While she was still in high school, Audrey Zhang began to become concerned about the question of how artificial intelligence might be affecting our world. Senior year, she took an advanced computer science class and began coding on her own time. “I got this book, Make Your Own Neural Network,” said Zhang. “That was cool because I ended up building a model.”
However, in spite of her blossoming interest in machine learning systems, when she arrived on the Princeton University campus, Zhang, who illustrated and wrote her own webcomic, decided to go for a major in Art and Archaeology. Then, by chance in 2022, Zhang had lunch with a friend who encouraged her to take a course with Center for Statistics and Machine Learning lecturer Daisy Yan Huang.
Zhang enjoyed her experience taking Statistics and Machine Learning 201, Introduction to Data Science with Huang so much that she decided to fully pursue a Statistics and Machine Learning (SML) minor. Now a junior, Zhang is wrapping up her independent work project which intertwines her interest in AI and art. She decided to train a text-to-image deep learning model called Stable Diffusion on art from one of her webcomics titled Goddess of Chaos. The model is pre-trained on data taken from around the internet, but by adding her own, new data, Zhang is practicing “fine-tuning” a neural network to see just how specialized she could make the outputs. “I wanted to see if the AI could generate images in my art style,” said Zhang.
After feeding Stable Diffusion just ten examples of her artwork, Zhang found the model could already generate images very similar to her own (though, as of yet, she can not be sure if the similarities are purely due to fine-tuning or random chance). “That was pretty exciting,” she said. “And also a little concerning.”

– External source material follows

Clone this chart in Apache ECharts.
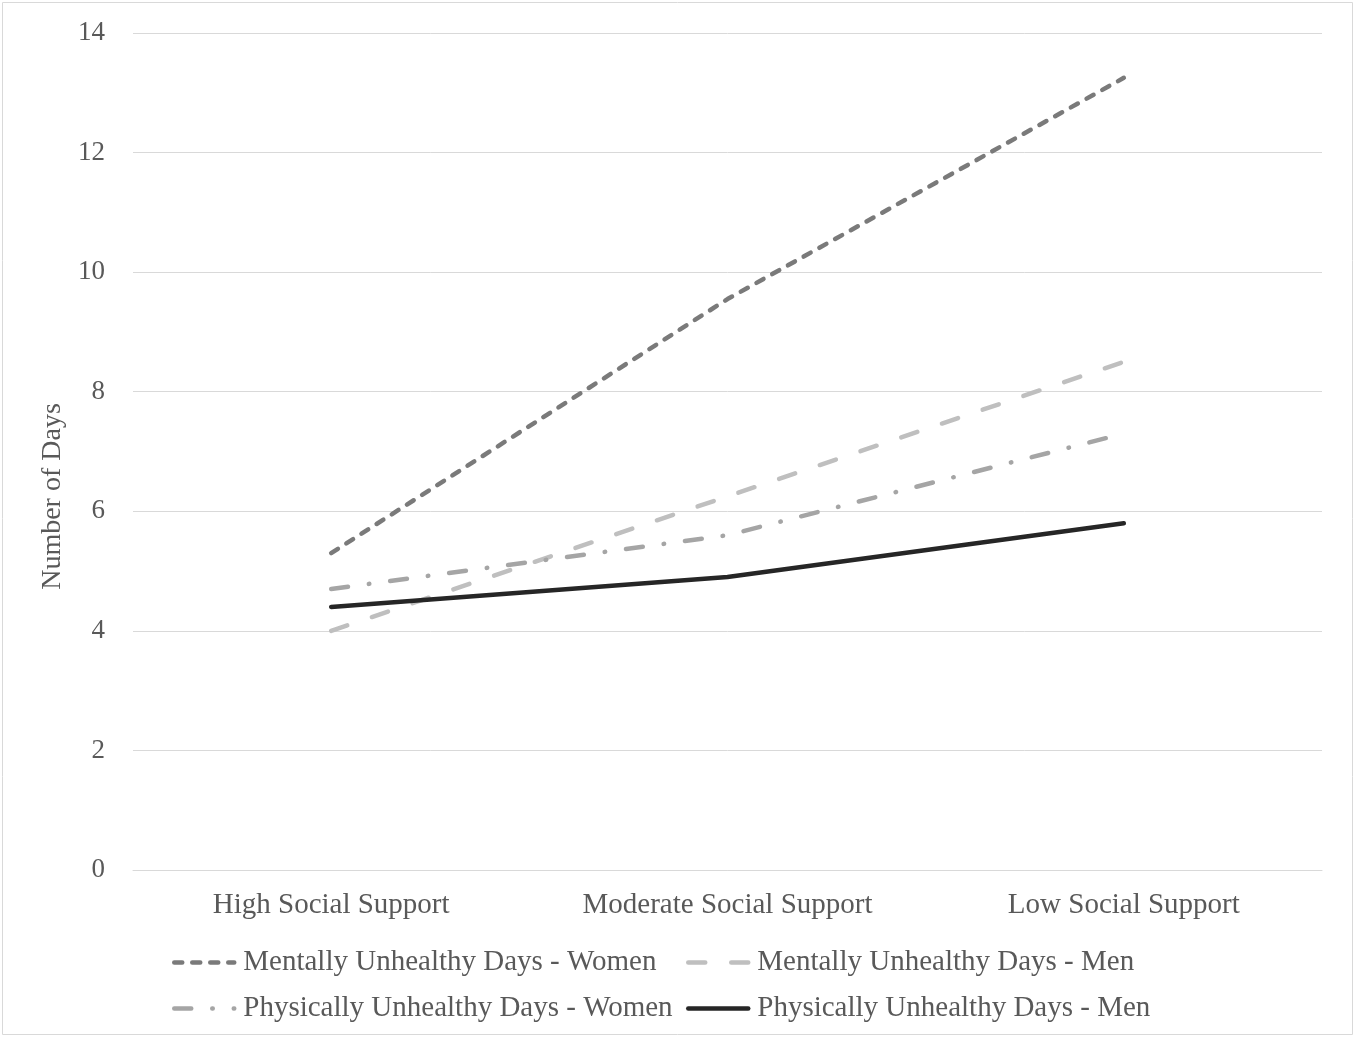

Models like Stable Diffusion are trained on images taken from all around the internet, and, controversially, the original artists aren’t being compensated for this use of their work. This blurry territory at the intersection of art and AI is of particular interest to Zhang, as an artist herself. She’s hesitant to say she’d use AI in creating her own art. “If I ever made enough art to train a network I would want to make sure that the model was trained on truly copyright-free material or trained on my art only,” said Zhang. “Because, then, I could fine-tune it without worrying about the model accidentally copying its training data directly.”
This interest in the ethics of art and AI is what ultimately inspired Zhang to use her independent work project exploring just how good an AI algorithm can be in recreating unique art styles. “The rate at which AI is accelerating and improving is something we haven’t seen before in other technologies,” Zhang said. “A lot of the laws might not be catching up in time.”
Though Zhang is currently the only student at the University pursuing an SML minor alongside an art degree, it’s a combination that makes more sense than one might expect. In Zhang’s perspective, SML isn’t solely about knowing how to use machine learning models — it’s also focused on teaching students how to think about and approach problem-solving. “Doing an SML minor has really improved my logical thinking skills,” said Zhang. “That’s invaluable for any major.”